The team behind tastyworks, an options trading platform for active investors, takes an agile approach to everything — including agile adoption. To CTO Linwood Ma, close, iterative collaboration between devs and business teams makes it possible for employees on both sides to understand each other better.

 

The way that we approach agile is that where it adds value, it stays. If it doesn’t, we throw it out.”

A lot of companies implement agile for their tech teams. But how does that mindset shape the rest of your organization?

It definitely works best if the rest of the business is up for embracing the specific tradeoffs of agile. The way that we approach agile is that where it adds value, it stays. If it doesn’t, we throw it out. I think it is fair for the business to treat agile as a process the same way.

We’re perpetually in an entrepreneurial mindset across our company. An organization that can’t make tradeoffs in uncertainty may not fare well with agile, so making the case with eyes wide open is an important part of getting there.

 

Have agile principles led to any big wins for your team?

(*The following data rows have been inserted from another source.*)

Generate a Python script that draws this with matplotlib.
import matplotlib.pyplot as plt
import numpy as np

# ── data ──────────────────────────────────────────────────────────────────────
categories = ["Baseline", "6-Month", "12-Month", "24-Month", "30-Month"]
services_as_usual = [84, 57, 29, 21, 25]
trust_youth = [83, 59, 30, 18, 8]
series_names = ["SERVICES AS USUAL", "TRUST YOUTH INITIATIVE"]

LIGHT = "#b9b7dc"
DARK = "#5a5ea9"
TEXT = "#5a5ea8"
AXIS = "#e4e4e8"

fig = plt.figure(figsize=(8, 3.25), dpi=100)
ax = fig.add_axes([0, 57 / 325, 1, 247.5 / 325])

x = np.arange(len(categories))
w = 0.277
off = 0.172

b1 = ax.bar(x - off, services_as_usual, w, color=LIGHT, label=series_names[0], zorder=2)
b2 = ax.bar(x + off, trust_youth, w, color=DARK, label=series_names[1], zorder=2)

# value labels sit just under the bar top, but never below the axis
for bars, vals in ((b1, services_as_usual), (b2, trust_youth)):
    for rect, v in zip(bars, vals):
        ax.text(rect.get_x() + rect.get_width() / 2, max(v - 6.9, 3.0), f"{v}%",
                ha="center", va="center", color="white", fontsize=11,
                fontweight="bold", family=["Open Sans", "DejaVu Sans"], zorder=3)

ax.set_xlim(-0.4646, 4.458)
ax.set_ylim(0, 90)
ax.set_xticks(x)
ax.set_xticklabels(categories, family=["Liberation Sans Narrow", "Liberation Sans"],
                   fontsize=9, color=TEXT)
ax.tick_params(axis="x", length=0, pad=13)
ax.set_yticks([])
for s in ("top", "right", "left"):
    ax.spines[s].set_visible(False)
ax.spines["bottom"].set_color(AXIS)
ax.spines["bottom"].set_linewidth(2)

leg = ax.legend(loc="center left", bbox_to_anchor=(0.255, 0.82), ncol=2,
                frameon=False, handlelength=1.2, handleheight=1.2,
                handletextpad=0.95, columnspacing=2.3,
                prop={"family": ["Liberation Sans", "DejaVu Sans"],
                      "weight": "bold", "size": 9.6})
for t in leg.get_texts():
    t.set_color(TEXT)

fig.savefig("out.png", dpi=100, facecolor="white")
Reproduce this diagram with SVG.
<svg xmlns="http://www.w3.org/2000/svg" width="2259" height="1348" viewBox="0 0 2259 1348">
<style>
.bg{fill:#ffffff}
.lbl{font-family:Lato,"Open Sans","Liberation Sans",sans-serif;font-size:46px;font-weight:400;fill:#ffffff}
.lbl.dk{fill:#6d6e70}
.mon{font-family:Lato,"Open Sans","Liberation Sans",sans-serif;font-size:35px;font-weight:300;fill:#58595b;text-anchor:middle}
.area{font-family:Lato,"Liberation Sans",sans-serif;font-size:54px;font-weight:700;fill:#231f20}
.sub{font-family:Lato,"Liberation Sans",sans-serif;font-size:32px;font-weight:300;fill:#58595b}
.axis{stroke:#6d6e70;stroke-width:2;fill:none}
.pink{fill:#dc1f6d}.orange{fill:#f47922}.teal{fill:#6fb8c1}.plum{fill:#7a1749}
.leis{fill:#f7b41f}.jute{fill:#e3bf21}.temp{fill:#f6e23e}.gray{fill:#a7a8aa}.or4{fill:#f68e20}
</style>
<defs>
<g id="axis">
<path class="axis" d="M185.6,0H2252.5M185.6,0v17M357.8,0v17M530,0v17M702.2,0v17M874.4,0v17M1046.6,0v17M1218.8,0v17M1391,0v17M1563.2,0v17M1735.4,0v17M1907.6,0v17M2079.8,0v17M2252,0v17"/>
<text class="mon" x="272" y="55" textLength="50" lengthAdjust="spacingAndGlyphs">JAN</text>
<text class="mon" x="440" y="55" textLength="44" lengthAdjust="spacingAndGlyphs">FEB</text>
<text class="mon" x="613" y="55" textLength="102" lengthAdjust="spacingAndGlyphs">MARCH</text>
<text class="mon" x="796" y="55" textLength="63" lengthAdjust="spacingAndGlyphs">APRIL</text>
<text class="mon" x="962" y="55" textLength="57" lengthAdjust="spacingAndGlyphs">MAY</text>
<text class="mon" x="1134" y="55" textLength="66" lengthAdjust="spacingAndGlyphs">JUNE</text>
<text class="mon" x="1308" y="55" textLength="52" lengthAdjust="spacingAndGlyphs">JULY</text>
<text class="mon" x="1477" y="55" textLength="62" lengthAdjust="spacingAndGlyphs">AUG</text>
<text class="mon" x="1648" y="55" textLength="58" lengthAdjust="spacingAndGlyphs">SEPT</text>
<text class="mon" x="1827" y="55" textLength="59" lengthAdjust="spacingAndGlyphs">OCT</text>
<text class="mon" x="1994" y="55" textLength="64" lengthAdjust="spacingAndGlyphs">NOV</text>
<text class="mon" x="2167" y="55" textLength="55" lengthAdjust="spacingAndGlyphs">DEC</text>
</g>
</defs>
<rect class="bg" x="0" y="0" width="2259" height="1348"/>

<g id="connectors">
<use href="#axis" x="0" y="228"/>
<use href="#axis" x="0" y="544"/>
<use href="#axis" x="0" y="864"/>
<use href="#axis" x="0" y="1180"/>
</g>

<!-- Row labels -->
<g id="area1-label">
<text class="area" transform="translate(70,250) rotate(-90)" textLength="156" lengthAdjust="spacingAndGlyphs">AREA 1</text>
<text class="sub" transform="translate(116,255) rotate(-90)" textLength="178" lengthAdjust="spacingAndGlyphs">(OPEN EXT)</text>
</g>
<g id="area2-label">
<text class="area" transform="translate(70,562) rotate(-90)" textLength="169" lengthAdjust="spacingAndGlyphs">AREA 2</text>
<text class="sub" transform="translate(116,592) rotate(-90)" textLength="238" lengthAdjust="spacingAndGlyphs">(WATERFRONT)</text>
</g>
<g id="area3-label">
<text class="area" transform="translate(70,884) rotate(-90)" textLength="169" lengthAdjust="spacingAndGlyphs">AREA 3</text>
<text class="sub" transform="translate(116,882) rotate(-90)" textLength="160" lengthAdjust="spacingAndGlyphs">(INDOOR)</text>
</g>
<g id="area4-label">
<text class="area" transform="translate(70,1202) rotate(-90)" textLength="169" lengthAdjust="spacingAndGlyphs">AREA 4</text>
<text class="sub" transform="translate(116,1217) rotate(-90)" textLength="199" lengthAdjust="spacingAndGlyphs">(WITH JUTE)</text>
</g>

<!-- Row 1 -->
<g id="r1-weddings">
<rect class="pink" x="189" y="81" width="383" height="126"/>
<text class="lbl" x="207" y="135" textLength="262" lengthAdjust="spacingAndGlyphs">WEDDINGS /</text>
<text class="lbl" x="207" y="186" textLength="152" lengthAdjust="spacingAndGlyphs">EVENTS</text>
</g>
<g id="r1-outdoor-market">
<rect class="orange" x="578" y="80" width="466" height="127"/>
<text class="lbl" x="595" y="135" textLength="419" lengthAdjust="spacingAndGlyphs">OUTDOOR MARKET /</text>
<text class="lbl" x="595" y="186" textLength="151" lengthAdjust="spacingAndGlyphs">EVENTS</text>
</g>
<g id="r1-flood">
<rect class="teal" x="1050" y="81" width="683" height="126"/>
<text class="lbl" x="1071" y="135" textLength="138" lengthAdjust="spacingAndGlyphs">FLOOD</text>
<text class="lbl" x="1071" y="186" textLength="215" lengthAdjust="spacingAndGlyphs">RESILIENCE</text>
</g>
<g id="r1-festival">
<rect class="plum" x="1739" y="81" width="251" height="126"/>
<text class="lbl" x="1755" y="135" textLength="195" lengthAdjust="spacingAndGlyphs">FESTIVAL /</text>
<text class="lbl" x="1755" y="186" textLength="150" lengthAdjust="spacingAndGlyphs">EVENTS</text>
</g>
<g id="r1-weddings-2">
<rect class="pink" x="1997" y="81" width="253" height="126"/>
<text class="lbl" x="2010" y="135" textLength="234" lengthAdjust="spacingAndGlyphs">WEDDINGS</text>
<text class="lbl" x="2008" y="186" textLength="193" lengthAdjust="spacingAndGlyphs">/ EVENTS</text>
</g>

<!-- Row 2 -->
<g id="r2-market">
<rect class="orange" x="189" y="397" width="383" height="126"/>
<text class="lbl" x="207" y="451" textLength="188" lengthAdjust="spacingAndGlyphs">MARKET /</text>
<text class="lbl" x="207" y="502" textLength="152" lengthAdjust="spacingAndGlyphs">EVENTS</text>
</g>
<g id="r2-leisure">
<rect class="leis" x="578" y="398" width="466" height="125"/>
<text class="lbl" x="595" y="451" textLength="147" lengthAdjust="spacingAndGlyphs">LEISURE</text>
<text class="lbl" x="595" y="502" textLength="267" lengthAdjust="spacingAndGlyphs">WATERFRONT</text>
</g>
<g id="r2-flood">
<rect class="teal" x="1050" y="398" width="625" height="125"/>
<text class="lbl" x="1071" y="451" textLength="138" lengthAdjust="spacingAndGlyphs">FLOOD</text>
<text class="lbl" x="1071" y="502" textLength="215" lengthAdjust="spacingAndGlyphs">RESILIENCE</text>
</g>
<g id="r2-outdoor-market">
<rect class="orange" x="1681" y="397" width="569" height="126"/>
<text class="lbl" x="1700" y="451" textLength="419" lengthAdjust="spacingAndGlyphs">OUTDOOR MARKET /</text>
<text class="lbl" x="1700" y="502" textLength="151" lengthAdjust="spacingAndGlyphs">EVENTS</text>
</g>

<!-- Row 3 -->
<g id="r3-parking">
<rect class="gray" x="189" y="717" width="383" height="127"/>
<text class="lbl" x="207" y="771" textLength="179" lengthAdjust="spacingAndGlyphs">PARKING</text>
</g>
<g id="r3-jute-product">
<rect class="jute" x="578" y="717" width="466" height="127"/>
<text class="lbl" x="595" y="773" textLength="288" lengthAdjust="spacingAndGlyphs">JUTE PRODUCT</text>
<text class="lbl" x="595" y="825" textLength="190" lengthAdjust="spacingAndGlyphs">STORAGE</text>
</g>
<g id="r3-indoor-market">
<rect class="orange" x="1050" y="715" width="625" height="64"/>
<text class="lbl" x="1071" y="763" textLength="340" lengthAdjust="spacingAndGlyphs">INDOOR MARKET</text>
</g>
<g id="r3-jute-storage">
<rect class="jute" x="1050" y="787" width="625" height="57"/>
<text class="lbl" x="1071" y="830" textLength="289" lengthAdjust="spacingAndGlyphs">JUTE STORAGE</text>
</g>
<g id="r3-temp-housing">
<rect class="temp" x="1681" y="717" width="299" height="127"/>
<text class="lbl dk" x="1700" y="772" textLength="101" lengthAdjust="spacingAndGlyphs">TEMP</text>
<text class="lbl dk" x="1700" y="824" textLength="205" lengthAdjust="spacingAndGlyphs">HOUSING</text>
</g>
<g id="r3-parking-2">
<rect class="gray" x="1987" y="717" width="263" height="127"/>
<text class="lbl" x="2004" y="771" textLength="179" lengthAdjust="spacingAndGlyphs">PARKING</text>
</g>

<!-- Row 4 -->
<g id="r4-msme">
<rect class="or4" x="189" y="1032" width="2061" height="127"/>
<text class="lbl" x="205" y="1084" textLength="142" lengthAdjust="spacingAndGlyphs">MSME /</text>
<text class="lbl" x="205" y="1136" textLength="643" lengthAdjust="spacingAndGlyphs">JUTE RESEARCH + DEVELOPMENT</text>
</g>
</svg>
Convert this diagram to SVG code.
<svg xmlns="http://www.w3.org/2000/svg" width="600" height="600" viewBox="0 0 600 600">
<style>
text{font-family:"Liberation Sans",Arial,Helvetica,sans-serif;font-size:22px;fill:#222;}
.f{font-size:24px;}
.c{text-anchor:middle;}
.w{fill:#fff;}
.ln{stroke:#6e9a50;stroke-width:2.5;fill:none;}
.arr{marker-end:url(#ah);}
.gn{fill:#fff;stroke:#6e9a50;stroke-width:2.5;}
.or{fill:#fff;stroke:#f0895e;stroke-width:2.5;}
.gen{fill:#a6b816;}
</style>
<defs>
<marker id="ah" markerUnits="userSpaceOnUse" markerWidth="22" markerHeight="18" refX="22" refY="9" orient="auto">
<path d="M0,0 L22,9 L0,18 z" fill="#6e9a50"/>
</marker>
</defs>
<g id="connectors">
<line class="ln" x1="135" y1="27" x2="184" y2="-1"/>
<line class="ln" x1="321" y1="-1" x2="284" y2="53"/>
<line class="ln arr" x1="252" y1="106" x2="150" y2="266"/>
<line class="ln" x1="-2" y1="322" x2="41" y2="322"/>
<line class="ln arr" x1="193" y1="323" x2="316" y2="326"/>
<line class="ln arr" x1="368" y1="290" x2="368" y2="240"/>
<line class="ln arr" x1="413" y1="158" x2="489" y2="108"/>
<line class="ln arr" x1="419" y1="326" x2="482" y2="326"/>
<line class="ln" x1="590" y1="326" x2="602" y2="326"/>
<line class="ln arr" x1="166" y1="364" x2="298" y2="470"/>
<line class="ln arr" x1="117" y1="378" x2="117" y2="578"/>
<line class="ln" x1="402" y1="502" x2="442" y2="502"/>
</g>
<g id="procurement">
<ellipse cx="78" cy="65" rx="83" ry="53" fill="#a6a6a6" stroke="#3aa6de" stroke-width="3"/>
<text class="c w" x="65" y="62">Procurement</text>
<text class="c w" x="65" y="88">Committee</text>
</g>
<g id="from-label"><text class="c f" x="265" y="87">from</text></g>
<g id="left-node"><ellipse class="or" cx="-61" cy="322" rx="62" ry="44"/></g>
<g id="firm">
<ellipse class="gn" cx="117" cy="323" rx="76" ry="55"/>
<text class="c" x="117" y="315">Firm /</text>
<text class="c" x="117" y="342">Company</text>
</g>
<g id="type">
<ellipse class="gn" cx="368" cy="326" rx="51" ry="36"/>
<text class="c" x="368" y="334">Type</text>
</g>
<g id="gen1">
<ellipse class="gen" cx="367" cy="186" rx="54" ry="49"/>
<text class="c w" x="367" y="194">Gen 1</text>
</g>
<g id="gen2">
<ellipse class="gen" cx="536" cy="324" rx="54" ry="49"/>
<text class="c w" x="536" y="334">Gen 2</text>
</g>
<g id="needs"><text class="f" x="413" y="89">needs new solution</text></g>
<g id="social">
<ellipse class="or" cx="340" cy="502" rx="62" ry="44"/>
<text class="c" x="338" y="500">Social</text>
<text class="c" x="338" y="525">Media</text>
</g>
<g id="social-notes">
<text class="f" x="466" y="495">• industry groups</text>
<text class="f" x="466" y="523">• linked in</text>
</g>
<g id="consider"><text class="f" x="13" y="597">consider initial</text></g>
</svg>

We’re always in agile mode, so there is nothing but agile examples in our experiences. Almost entirely, our brokerage stack, front to back, was built by a very small team, handles an amazing volume of activity and is exceptionally stable — especially considering its age. These aspects are a result of the team being able to balance the “what” and the “when” of requests from the business.

Also, the ability to have somewhat flexible requirements requires the dev and business teams to learn nuances of each other’s domains. Iterating at the “best” speed, incrementally, is an excellent way to learn at depth about a problem and solution. That pays dividends on the long-term abilities, experience and nuance of the development team which makes future feature development much clearer.